(Data provided)
▼
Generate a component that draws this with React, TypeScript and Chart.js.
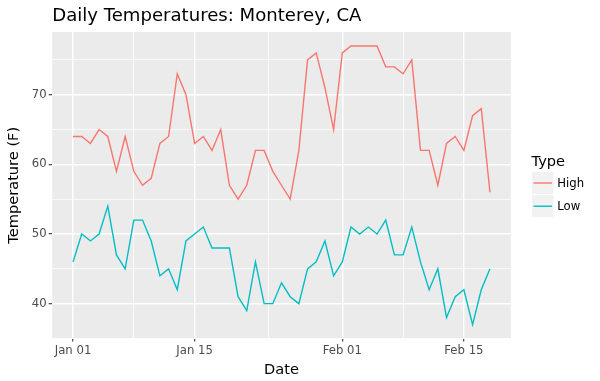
▲
▼
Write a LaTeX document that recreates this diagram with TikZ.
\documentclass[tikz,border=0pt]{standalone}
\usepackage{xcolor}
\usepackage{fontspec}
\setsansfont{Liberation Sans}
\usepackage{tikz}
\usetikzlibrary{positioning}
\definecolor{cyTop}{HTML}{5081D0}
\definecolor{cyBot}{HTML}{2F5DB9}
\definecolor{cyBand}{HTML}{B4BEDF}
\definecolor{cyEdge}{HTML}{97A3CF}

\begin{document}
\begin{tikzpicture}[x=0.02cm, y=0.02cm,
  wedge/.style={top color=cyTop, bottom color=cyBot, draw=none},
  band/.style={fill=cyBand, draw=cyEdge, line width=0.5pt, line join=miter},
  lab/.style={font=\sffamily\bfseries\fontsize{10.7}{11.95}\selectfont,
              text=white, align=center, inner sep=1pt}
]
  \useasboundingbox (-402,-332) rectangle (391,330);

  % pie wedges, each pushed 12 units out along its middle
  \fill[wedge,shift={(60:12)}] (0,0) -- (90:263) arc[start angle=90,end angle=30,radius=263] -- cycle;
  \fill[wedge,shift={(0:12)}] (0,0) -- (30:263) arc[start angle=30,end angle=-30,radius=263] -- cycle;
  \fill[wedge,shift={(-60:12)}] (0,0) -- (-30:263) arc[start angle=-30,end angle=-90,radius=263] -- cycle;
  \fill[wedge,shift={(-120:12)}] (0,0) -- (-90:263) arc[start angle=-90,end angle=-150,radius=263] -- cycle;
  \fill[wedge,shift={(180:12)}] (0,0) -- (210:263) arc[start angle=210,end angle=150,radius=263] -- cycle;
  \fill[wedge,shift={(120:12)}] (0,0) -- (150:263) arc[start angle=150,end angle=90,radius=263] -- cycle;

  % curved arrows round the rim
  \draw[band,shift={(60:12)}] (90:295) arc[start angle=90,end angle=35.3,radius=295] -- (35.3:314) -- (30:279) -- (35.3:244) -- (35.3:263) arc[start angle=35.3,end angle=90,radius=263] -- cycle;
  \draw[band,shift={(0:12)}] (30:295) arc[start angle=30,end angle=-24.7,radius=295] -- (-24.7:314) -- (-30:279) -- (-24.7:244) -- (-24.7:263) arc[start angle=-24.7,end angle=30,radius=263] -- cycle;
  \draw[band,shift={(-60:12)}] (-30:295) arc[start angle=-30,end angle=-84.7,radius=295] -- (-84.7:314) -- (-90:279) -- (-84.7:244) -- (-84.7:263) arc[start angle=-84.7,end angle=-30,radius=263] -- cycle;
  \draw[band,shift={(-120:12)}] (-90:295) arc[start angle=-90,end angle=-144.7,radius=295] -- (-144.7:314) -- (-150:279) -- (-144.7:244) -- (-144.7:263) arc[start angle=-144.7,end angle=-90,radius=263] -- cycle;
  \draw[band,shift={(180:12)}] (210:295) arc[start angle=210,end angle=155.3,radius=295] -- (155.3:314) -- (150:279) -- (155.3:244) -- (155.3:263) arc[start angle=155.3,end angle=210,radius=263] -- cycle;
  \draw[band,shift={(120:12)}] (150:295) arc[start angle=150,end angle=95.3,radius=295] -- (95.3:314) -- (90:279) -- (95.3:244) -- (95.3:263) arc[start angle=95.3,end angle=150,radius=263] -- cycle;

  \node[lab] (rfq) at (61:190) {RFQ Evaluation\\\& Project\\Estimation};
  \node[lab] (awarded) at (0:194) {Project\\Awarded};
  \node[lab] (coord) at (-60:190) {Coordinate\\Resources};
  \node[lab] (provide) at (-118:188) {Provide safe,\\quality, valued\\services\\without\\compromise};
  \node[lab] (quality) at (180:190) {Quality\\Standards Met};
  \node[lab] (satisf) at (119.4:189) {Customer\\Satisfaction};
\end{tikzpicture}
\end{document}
▲
Gather from the records above every line containing the string "that".

Generate a component that draws this with React, TypeScript and Chart.js.
Write a LaTeX document that recreates this diagram with TikZ.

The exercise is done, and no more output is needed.